Let me know if this makes sense. Keep in mind I used multiple layers to get the thickness of the box as well as a wider facing later to allow for a lip on the inside of the box to mounth the glass to. 

If you have more questions, just ask. This is why I enjoy this site so much, it is a great venue to learn new things and help each other out. Good luck and please keep us posted on your progress. Not sure where you are located but if by chance you are in Virginia, you are welcome to borrow my patterns. Let me know.

-Al


----------



## Al B Cuttn Wud (Oct 14, 2007)

Here's a link I just found my accident that shows a little different way to go about this...

http://www.bluestemstrings.com/pageBanjoConstructionTips1.html


----------



## HAYDENSWOODSHOP (Nov 27, 2012)

Al, 
If you go to Haydens Wood Shop on facebook and send me a message i will respond with more information...thanks everyone for the help
Mike


----------



## Al B Cuttn Wud (Oct 14, 2007)

HAYDENSWOODSHOP said:


> Al,
> If you go to Haydens Wood Shop on facebook and send me a message i will respond with more information...thanks everyone for the help
> Mike


 
Mike,
I'm not a Facebook guy, just shoot me an email: [email protected]. 

-Al


----------



## HAYDENSWOODSHOP (Nov 27, 2012)

Al B Cuttn Wud said:


> Mike,
> I'm not a Facebook guy, just shoot me an email: [email protected].
> 
> -Al


Ok will do


----------



## HAYDENSWOODSHOP (Nov 27, 2012)

Al B Cuttn Wud said:


> Mike,
> I'm not a Facebook guy, just shoot me an email: [email protected].
> 
> -Al


Ill be in touch soon to see how you make the wheels Al. I just finished this for a Christmas present.


----------



## Al B Cuttn Wud (Oct 14, 2007)

Nice work there Mike. I like the teddy bear best....the kid in me I guess.....ha. I really like intarsia but requires a lot of practice from my very little experience. Give me a shout sometime...


----------



## HAYDENSWOODSHOP (Nov 27, 2012)

Al B Cuttn Wud said:


> Nice work there Mike. I like the teddy bear best....the kid in me I guess.....ha. I really like intarsia but requires a lot of practice from my very little experience. Give me a shout sometime...

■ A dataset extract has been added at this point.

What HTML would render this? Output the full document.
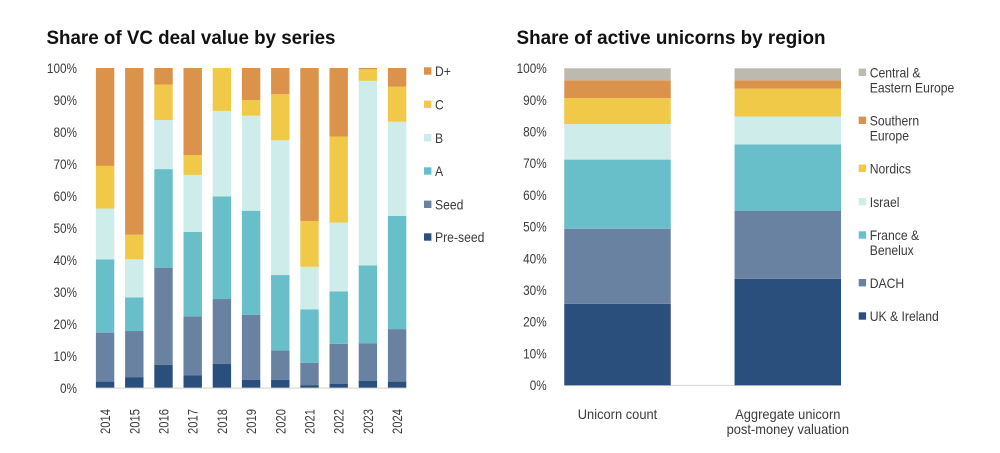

I will...are you working on or going to be workin on any wheels anytime soon?


----------



## Al B Cuttn Wud (Oct 14, 2007)

HAYDENSWOODSHOP said:


> I will...are you working on or going to be workin on any wheels anytime soon?


 
No plans to build one for the near future. Being on the aviation-side I don't get a lot of requests for the blackshoe-side themes.


----------